2011 – Formalisation of DESIS Network starts. DESIS Network members define an informal coordination that starts to map the characteristics of the DESIS Labs and to register the affiliations.       

2014 - 1st Assembly of the DESIS Association, in the framework of the Cumulus Conference (Johannesburg – South Africa). The first Assembly of the new born association was a historical moment for the DESIS Network.  Until 2014, the DESIS Network was managed as an informal network. Now, as an association, it is being coordinated by the President, International Coordinator (IC) and Platform team, three key roles of the new organizational structure. The Assembly gathered DESIS Network members, i.e., representatives of DESIS Labs all over the world, both physically and virtually (a live broadcasting of the event was available, and an open channel was opened to receive feedback on-line)  

Contestation

“To get the network organized in a formal structure was not really that easy. There was a big issue that was the economic part.  

The main issue discussed was the membership fee, which was something that we (Polimi DESIS Lab members) considered when we started to draft the rules for the future DESIS association.   

It would be this: ‘if you want to be part of this network, make a subscription, pay a fee, and this fee would allow the operation of the network’.  

During the participatory process, in which the initial draft was analysed and discussed by the other members, we realized that this would not be possible.  

It was not possible to define a membership fee because there were some Labs that had economic resources and others who did not.  

So, with the membership fee we were about to create some Labs defined under a ‘category A’ and others under a ‘category B’.  

This was intensively discussed.  We arrived at a final format in which no one would pay anything, and that the person who would perform the role of coordinator would also ensure, with their own financial resources, the operation of the network”.  

Anticipation

Yes, the formalization of the DESIS Network as an association under the Italian Law was understood as a critical turning point for the DESIS Network and was the result of a long process which started in 2010 and was led by the DESIS founder.  

The founder had a key role in starting up this process but members of the Polimi DESIS Lab performed a key role in defining the final version of the Statute:

(1) by investigating a better institutional format;

(2) by writing the initial draft;

(3) by organizing the participatory process in which all other Labs were invited to give feedback and

(4) by organizing the results in a final version (DESIS Statute).  

It was a critical turning point also for the Polimi DESIS Lab, which assumed the coordination of a network with more than 50 other Labs all over the world:  

“We opened a call for those who wanted to be a coordinator. So when we had the first meeting it was opened for nominations, but only one person applied and this person was from the Polimi DESIS lab.   

Certainly this happened as a result of recognition for previous achievements. The Polimi DESIS lab had worked on design for social innovation for years and the candidate from this Lab had worked for years with the founder of the DESIS network.  It seemed a natural step to have the first coordinator from the Polimi DESIS Lab.  

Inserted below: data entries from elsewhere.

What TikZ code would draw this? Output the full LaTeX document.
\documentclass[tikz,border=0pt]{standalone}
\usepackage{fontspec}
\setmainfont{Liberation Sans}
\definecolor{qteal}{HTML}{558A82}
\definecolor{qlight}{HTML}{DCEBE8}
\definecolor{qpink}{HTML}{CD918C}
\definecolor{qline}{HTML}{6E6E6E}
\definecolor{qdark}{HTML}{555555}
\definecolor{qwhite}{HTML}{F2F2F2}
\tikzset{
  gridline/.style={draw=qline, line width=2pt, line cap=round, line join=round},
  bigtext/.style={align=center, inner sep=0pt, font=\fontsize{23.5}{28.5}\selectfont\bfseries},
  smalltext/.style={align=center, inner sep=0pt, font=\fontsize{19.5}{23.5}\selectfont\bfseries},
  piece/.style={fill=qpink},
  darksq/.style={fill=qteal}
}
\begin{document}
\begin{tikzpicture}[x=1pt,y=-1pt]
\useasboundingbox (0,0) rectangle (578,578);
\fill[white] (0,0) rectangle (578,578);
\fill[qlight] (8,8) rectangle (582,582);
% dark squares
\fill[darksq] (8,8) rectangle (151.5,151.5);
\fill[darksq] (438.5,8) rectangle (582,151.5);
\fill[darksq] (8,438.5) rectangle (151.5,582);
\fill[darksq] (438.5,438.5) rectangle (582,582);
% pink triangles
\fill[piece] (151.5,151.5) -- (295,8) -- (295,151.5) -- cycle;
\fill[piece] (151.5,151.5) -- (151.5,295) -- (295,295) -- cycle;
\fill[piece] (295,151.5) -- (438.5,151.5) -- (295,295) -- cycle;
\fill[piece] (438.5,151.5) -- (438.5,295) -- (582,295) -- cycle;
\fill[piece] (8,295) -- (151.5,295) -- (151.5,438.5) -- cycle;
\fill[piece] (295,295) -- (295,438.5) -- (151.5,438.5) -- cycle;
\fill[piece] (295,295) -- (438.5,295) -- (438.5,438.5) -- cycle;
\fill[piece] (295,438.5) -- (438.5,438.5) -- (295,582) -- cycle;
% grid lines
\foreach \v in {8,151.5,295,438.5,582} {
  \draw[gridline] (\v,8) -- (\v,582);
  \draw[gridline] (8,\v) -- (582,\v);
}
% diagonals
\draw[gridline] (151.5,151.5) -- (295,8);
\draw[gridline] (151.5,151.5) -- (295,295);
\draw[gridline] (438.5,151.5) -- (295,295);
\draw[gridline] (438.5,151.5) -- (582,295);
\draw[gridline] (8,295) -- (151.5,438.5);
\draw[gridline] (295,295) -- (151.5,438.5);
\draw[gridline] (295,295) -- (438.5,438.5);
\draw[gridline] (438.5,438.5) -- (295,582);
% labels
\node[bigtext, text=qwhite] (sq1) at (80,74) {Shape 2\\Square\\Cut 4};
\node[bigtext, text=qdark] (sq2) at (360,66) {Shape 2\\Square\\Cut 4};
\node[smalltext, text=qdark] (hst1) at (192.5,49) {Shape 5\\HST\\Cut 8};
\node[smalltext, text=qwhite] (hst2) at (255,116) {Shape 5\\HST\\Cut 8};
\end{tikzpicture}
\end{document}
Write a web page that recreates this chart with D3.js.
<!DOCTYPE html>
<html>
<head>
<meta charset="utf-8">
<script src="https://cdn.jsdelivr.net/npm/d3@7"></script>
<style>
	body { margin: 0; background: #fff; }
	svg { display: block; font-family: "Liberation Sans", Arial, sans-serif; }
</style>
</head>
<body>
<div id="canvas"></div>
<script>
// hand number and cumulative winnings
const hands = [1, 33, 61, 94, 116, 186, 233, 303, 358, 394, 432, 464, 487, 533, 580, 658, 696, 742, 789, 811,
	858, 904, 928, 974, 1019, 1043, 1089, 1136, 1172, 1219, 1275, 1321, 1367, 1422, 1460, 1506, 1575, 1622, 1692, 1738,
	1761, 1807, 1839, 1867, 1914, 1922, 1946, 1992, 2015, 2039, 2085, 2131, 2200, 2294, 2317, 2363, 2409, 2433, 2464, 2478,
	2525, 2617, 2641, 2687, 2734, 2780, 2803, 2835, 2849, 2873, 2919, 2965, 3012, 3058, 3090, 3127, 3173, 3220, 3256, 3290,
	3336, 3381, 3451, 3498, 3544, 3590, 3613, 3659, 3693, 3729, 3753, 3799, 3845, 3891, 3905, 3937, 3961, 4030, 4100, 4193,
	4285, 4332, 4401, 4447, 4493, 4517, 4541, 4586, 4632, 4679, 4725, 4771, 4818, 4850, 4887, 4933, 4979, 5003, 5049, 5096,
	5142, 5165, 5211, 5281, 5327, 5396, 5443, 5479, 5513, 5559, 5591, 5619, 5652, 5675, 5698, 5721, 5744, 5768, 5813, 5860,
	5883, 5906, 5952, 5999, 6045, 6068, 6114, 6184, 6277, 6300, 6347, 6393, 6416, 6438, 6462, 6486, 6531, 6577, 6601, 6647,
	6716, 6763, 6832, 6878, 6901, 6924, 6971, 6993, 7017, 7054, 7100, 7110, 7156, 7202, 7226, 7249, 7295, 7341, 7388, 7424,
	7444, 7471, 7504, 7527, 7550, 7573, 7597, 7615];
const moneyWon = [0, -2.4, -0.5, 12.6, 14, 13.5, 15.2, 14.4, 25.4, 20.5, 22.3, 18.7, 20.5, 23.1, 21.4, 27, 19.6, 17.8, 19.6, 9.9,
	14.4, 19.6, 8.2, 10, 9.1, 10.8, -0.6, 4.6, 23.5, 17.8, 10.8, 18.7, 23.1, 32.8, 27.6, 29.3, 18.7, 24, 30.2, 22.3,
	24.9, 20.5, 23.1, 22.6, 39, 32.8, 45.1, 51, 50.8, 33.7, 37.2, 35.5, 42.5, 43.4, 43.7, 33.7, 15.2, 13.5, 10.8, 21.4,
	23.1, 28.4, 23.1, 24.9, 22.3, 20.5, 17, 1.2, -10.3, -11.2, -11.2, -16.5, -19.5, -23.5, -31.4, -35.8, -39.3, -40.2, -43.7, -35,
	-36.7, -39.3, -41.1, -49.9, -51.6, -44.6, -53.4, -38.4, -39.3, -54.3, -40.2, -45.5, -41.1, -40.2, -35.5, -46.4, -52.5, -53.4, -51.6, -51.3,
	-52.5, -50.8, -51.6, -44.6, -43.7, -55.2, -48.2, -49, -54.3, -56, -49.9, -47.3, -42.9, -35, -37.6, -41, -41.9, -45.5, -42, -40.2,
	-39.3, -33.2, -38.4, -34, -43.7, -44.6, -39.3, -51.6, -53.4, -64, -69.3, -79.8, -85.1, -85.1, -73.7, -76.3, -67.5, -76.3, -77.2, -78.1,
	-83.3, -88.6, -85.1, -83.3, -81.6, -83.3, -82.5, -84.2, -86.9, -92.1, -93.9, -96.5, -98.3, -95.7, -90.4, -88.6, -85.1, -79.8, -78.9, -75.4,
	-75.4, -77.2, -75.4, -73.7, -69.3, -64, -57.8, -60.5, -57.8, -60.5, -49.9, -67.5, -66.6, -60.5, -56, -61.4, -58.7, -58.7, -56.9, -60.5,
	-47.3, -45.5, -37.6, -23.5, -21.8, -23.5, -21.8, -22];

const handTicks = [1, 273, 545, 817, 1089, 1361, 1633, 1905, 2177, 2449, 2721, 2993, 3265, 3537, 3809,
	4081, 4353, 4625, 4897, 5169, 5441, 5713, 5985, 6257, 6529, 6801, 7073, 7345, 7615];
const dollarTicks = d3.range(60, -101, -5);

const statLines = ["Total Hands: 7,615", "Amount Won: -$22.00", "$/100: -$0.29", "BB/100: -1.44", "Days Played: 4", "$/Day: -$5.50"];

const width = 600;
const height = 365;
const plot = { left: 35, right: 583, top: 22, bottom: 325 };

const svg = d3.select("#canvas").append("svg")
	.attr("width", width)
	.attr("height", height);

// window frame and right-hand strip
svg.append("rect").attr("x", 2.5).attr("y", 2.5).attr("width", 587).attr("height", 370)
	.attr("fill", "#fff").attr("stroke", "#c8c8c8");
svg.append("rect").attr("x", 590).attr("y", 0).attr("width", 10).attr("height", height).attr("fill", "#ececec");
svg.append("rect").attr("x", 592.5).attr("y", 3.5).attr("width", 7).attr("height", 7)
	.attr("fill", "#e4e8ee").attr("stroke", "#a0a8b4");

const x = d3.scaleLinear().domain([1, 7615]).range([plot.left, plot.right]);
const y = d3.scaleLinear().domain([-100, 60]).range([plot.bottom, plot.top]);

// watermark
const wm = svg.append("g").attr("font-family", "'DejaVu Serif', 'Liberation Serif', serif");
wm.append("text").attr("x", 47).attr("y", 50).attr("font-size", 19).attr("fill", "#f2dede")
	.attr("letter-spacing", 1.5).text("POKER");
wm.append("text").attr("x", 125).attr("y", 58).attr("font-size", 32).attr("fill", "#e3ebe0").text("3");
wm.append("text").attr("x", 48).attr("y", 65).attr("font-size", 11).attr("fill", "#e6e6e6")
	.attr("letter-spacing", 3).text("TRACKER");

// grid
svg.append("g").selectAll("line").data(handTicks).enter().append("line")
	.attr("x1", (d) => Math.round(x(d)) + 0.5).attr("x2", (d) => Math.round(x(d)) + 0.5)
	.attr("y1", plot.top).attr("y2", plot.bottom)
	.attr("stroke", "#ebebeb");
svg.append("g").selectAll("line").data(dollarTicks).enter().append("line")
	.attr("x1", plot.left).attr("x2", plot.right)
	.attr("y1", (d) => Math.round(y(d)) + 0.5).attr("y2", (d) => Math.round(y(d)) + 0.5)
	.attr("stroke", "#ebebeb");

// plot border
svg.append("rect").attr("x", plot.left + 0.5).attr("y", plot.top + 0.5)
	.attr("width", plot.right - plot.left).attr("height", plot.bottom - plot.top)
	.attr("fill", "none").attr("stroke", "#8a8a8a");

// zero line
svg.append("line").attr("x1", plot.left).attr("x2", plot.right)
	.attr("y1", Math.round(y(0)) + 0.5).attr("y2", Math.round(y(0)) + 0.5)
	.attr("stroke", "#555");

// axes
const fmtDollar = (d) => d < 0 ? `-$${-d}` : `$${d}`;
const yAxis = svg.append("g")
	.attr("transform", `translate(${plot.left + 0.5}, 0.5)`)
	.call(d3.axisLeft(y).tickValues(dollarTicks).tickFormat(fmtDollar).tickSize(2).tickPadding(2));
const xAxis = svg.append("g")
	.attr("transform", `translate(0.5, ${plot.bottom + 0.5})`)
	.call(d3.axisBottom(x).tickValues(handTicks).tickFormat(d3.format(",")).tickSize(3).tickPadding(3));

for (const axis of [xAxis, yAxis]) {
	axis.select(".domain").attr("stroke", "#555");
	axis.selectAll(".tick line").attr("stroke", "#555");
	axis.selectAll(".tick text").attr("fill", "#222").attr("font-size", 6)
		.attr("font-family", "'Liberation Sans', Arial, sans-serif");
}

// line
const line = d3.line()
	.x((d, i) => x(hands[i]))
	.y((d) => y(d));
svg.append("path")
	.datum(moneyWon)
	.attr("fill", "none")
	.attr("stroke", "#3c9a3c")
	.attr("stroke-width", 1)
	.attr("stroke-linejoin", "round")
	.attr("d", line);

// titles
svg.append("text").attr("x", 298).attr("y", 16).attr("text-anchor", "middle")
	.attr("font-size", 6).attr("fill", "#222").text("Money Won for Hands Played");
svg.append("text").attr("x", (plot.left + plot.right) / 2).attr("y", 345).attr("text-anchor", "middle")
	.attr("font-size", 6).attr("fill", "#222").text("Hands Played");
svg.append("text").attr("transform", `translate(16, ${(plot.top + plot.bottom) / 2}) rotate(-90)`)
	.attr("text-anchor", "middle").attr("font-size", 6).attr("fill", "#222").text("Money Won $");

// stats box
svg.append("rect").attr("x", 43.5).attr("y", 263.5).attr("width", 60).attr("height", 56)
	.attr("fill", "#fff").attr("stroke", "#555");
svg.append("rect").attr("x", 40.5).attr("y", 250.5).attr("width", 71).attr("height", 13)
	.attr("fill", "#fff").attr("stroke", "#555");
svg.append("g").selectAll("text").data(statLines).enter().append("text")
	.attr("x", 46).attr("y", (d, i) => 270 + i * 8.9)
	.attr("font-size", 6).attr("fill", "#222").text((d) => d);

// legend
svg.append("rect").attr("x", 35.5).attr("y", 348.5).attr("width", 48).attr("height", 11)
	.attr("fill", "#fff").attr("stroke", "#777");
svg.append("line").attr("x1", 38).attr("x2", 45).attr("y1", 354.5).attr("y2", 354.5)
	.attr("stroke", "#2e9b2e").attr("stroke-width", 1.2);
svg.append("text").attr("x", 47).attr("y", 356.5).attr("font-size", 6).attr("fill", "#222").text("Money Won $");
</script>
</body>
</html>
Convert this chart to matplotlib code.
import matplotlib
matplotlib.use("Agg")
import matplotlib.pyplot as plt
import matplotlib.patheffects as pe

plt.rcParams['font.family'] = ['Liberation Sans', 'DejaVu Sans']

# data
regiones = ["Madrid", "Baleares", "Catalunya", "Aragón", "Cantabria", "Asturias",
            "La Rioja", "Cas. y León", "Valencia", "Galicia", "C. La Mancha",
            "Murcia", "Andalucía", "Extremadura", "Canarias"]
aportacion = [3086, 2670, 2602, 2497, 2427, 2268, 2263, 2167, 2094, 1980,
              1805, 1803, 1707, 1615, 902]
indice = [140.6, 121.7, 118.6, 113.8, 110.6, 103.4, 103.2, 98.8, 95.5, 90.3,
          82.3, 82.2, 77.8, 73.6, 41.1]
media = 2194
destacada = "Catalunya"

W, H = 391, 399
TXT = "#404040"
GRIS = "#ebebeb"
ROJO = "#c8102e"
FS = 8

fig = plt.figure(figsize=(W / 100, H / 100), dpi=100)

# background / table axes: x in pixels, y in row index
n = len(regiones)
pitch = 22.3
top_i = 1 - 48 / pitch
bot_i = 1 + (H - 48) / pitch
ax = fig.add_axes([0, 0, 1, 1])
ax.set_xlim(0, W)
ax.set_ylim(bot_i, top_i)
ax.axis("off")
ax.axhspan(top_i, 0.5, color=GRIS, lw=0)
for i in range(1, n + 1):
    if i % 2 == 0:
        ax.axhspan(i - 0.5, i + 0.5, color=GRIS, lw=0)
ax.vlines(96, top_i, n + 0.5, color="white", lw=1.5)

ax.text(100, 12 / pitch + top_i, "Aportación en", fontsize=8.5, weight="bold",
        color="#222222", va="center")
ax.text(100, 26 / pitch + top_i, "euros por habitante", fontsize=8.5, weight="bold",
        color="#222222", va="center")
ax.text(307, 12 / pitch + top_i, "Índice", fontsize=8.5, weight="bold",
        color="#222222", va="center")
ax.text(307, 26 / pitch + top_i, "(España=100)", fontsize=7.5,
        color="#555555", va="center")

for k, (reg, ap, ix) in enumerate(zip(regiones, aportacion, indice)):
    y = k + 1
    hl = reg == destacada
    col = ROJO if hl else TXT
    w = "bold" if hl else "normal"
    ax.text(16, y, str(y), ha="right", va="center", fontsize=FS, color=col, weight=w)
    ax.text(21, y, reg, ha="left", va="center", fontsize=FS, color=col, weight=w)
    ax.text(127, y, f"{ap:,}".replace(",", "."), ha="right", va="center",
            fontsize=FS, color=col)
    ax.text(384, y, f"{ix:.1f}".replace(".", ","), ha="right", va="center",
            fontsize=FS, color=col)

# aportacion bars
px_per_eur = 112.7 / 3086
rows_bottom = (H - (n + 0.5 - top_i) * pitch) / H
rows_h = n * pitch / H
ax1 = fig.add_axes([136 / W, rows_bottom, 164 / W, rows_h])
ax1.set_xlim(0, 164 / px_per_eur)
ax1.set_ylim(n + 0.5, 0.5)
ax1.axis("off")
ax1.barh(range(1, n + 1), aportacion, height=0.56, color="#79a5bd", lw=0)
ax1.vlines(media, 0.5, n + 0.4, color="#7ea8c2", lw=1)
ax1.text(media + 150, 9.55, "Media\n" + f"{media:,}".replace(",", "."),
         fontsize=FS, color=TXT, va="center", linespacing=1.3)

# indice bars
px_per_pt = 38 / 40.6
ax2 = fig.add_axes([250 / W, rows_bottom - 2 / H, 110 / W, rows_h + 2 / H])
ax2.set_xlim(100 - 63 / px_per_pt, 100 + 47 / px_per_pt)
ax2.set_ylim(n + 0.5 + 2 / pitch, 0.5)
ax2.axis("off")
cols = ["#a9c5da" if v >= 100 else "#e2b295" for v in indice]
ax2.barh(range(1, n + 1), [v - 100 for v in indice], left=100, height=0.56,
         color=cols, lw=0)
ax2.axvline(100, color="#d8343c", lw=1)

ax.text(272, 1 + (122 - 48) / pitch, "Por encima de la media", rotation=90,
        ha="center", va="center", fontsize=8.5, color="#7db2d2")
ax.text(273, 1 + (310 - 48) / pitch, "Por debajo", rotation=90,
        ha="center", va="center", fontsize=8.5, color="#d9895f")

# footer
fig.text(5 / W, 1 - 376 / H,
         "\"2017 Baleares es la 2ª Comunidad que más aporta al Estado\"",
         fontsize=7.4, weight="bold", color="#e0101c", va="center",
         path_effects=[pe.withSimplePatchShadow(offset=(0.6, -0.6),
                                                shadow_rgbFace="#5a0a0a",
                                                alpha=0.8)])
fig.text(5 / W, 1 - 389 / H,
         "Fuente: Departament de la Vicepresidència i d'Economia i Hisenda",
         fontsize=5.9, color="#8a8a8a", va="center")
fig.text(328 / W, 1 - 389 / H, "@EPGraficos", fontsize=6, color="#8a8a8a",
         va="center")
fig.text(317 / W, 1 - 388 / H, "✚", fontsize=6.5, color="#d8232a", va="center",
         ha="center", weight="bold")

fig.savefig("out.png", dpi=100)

However it was not forced and nominations had been opened to all”.

Learning

The role of coordination of the DESIS Network is considered a privilege, in terms of the awareness of what is happening in the network:  

“You are always informed of what is happening in the other Labs in the world, you are a key player. All information passes through you. This is certainly a privilege”.  

One of the key rules in the DESIS Statute is that each Lab must:

(1) collaborate in promoting and developing at least one DESIS Initiative;

(2) participate in the annual DESIS Assembly;

(3) present a short report on their activities and programs at the annual Assembly.

This is considered an important step in the development of the network:  

“You have an annual event, an Assembly, therefore you have more structure. The Network is more regulated. You know (as a Lab, member of the DESIS Network) that every year there is a meeting in which you are required to report what you've done, you must present what you did throughout the year".